Return each line of the data below verbatim; pictures are to be left out.

-- Begin --

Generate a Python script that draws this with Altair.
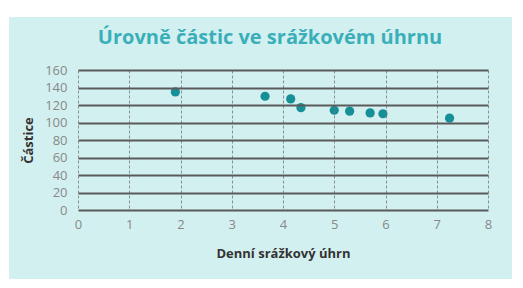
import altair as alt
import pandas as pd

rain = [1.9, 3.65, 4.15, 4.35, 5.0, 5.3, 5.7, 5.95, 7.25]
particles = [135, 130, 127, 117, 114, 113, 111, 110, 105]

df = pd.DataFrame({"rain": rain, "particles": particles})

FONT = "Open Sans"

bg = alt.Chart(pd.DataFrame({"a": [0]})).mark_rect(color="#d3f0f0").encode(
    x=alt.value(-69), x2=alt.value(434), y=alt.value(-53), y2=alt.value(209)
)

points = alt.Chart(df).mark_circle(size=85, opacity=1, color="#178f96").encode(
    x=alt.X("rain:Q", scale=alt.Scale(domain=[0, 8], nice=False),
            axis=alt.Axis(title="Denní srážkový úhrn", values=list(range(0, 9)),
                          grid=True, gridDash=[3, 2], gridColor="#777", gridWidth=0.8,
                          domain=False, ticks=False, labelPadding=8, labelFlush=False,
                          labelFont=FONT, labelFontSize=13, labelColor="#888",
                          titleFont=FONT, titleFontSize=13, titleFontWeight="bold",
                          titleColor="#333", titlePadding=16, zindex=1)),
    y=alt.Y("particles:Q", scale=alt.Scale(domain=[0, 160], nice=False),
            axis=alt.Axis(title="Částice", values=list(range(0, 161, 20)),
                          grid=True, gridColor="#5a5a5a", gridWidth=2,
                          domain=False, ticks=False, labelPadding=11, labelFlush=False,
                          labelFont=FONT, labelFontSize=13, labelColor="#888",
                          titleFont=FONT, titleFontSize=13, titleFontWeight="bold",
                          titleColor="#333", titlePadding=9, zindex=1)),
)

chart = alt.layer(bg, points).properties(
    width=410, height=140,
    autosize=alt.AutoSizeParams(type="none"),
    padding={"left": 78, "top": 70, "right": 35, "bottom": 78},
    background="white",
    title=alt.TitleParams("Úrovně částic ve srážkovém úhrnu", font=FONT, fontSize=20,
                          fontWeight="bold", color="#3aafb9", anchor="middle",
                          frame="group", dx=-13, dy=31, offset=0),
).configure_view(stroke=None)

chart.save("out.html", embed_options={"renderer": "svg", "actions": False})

-- End --

** Answer below **
Generate a Python script that draws this with Altair.
import altair as alt
import pandas as pd

rain = [1.9, 3.65, 4.15, 4.35, 5.0, 5.3, 5.7, 5.95, 7.25]
particles = [135, 130, 127, 117, 114, 113, 111, 110, 105]

df = pd.DataFrame({"rain": rain, "particles": particles})

FONT = "Open Sans"

bg = alt.Chart(pd.DataFrame({"a": [0]})).mark_rect(color="#d3f0f0").encode(
    x=alt.value(-69), x2=alt.value(434), y=alt.value(-53), y2=alt.value(209)
)

points = alt.Chart(df).mark_circle(size=85, opacity=1, color="#178f96").encode(
    x=alt.X("rain:Q", scale=alt.Scale(domain=[0, 8], nice=False),
            axis=alt.Axis(title="Denní srážkový úhrn", values=list(range(0, 9)),
                          grid=True, gridDash=[3, 2], gridColor="#777", gridWidth=0.8,
                          domain=False, ticks=False, labelPadding=8, labelFlush=False,
                          labelFont=FONT, labelFontSize=13, labelColor="#888",
                          titleFont=FONT, titleFontSize=13, titleFontWeight="bold",
                          titleColor="#333", titlePadding=16, zindex=1)),
    y=alt.Y("particles:Q", scale=alt.Scale(domain=[0, 160], nice=False),
            axis=alt.Axis(title="Částice", values=list(range(0, 161, 20)),
                          grid=True, gridColor="#5a5a5a", gridWidth=2,
                          domain=False, ticks=False, labelPadding=11, labelFlush=False,
                          labelFont=FONT, labelFontSize=13, labelColor="#888",
                          titleFont=FONT, titleFontSize=13, titleFontWeight="bold",
                          titleColor="#333", titlePadding=9, zindex=1)),
)

chart = alt.layer(bg, points).properties(
    width=410, height=140,
    autosize=alt.AutoSizeParams(type="none"),
    padding={"left": 78, "top": 70, "right": 35, "bottom": 78},
    background="white",
    title=alt.TitleParams("Úrovně částic ve srážkovém úhrnu", font=FONT, fontSize=20,
                          fontWeight="bold", color="#3aafb9", anchor="middle",
                          frame="group", dx=-13, dy=31, offset=0),
).configure_view(stroke=None)

chart.save("out.html", embed_options={"renderer": "svg", "actions": False})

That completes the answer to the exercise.